To begin, please know that the examples given here, and in the previous article on this blog entitled "How to Make Big Problems Out of Little Ones," are real events that have taken place very recently.
The story continues-
The trim for a large order in China, made for a huge customer in US, is delivered to factory in China. The players: The company’s Hong Kong office, the Hong Kong-based manufacturer of the trims, and the factory itself. About two weeks later, when packing is started, it is discovered that some portion of the trims are defective. Now, the factory needs to go through all the trims and make sure to cull out the defective ones. It is unknown how many are defective and if there will be enough good ones to complete packing.
How could this have been avoided?
1. The factory should have checked the trims when received, not when packing is started.
2. The company’s Hong Kong office, who ordered the trims, should have checked by, say, having a random carton shipped to their office.
3. The factory that produced the trims should have their own QC to check before shipping.
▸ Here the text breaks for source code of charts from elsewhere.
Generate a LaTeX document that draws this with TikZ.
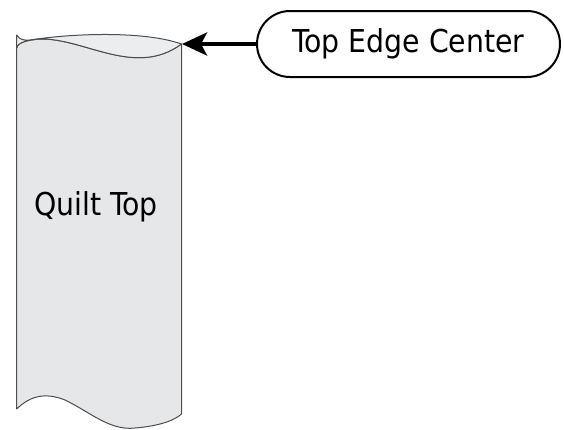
\documentclass[tikz,border=0pt]{standalone}
\usepackage{fontspec}
\setmainfont{DejaVu Sans Condensed}
\usetikzlibrary{arrows.meta}
\definecolor{quiltfill}{HTML}{E6E7E8}
\definecolor{quiltback}{HTML}{ECEDEE}
\definecolor{quiltline}{HTML}{4D4D4D}

\begin{document}
\begin{tikzpicture}[x=1pt,y=-1pt,font=\fontsize{31.5}{37}\selectfont,
   edgeline/.style={draw=quiltline,line width=1pt,line join=round},
   callout/.style={draw=black,line width=2pt,rounded corners=33pt,minimum width=303pt,minimum height=66pt,inner sep=0pt},
   pointer/.style={line width=4.5pt,-{Stealth[length=25pt,width=23pt,inset=6pt]}}]
\useasboundingbox (0,0) rectangle (564,429);
% strip of fabric: body first, then the curled top edge over it
\fill[quiltfill,edgeline] (16.7,48) -- (16.7,409)
  .. controls (30,396) and (45,392) .. (65,400)
  .. controls (90,412) and (110,431) .. (135,428)
  .. controls (160,426) and (175,420) .. (181.5,414)
  -- (181.5,44) .. controls (135,78) and (85,38) .. (40,39)
  .. controls (28,40) and (18,42) .. cycle;
\fill[quiltback,edgeline] (16.7,35) .. controls (20,40) and (24,40.5) .. (30,40)
  .. controls (75,33) and (145,31) .. (181.5,44)
  .. controls (135,78) and (85,38) .. (40,39)
  .. controls (28,40) and (18,42) .. (16.7,48) -- cycle;
\node (quilt) at (96,207) {Quilt Top};
% label and its arrow to the middle of the top edge
\node[callout] (label) at (408.5,44) {Top Edge Center};
\coordinate (edge) at (182,44);
\draw[pointer] (label.west) -- (edge);
\end{tikzpicture}
\end{document}
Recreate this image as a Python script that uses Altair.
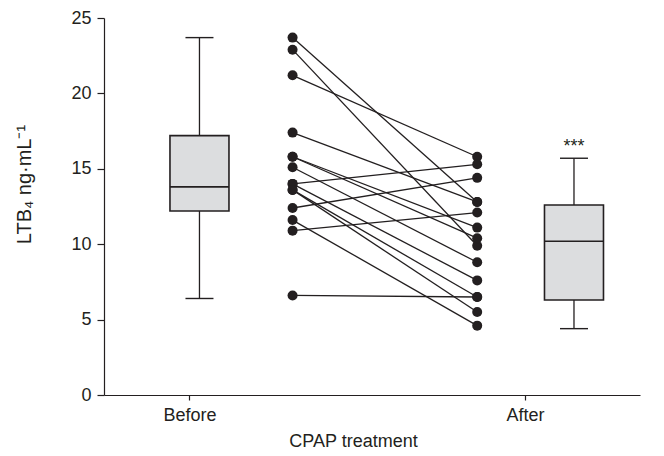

Three chances to check and none taken. If even one of three was done, the chances of the current problem could have been minimized or even avoided.
Another example is that of printed ties which are found at the final inspection (by the customer) to have some prints out of registration. Think about that…if someone checked the printed fabric carefully, either at the printer or the tie factory when received, the cost of this problem would have been greatly minimized as opposed to discovering it when the ties are manufactured and packed.
So again, a small problem or one for which damage control could have been done earlier, becomes a big problem. Why does this happen and how could it be avoided?
1. The obvious is that factories and suppliers, while constantly under pressure for delivery, must take the time to do proper quality control, or it will cost them more time later.
2. Factories must institute a process by process quality control to prevent small problems from becoming big ones later. For example, a socks factory is found to have some items which must be rejected at final inspection, after having been finished and packed, due to knitting problems. Think about how much money is thrown away by spending all the labour cost to put a product which is defective at the first process through the rest of the processes; worse, what will be the cost of replacing the parts and labor of the defective ones?
3. In the apparel industry, there is a bad paradigm for quality control. It is called AQL. AQL is a US military-originated system which checks final production for pass or fail based on a number sampling scheme. This just doesn’t work anymore. Process control is needed, then final inspection should be a formality.
4. Factories in China and other countries must change their mentality and their quality standard from doing what they perceive they need to do to get an order shipped to doing the right thing.
Factories are generally very shortsighted-reluctant or unwilling to change anything that might cost them money-even if the change will actually save them money and improve their quality performance. They need their customers to convince them to embrace a new quality paradigm-process by process control. Once they see the result, they will understand.
Oh, and everybody in the supply chain must be compelled to do their job-not just the final producer.